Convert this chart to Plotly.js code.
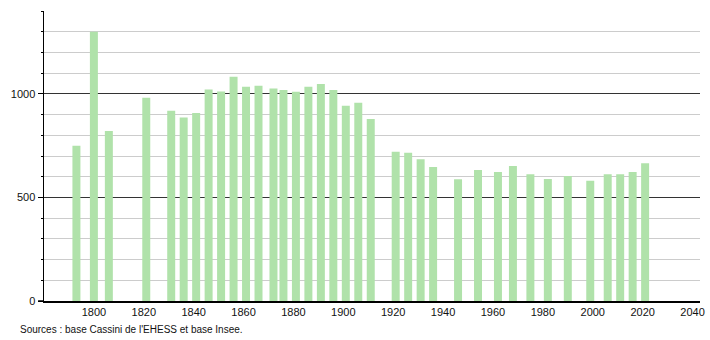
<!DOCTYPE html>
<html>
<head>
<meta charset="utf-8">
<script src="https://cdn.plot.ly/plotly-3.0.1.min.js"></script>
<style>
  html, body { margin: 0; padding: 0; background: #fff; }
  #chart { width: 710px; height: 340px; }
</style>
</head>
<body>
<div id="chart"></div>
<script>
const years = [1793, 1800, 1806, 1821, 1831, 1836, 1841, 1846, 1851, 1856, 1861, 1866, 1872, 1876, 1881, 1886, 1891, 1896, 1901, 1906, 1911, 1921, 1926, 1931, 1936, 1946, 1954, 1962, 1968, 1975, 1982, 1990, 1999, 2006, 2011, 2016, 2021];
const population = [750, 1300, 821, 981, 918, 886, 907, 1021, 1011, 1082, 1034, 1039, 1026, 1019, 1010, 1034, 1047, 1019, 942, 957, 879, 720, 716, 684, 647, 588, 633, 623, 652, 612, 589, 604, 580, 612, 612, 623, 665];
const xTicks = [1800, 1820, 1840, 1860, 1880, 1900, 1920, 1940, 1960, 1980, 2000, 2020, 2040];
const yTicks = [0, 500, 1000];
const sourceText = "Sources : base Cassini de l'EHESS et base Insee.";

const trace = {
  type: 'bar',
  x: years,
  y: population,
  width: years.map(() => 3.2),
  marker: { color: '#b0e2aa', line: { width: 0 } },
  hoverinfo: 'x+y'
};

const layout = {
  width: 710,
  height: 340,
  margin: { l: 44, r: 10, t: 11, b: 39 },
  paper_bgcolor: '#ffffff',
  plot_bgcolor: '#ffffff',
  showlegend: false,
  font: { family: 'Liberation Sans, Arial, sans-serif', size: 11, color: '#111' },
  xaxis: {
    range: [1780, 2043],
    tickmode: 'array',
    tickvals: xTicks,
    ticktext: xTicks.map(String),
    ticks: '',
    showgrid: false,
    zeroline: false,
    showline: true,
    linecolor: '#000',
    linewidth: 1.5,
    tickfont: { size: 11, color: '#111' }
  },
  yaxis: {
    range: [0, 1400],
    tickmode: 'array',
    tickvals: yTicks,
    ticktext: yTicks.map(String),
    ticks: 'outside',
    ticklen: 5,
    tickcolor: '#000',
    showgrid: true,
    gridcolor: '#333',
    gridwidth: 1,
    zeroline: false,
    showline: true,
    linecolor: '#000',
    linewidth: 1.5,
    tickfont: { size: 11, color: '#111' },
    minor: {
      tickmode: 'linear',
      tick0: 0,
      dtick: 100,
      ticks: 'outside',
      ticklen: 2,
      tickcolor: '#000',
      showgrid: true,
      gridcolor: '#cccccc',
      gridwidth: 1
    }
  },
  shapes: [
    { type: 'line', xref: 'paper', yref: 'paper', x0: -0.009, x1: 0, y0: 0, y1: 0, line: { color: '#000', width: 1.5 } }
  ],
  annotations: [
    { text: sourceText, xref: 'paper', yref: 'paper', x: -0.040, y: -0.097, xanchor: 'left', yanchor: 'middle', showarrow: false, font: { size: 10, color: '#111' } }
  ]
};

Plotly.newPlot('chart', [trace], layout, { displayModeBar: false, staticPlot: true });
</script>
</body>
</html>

> _CHALLENGE_
Select all lines in the listing above where the word "chart" appears, and show them.

> _RESULT OF THE TASK_
Convert this chart to Plotly.js code.
  #chart { width: 710px; height: 340px; }
<div id="chart"></div>
Plotly.newPlot('chart', [trace], layout, { displayModeBar: false, staticPlot: true });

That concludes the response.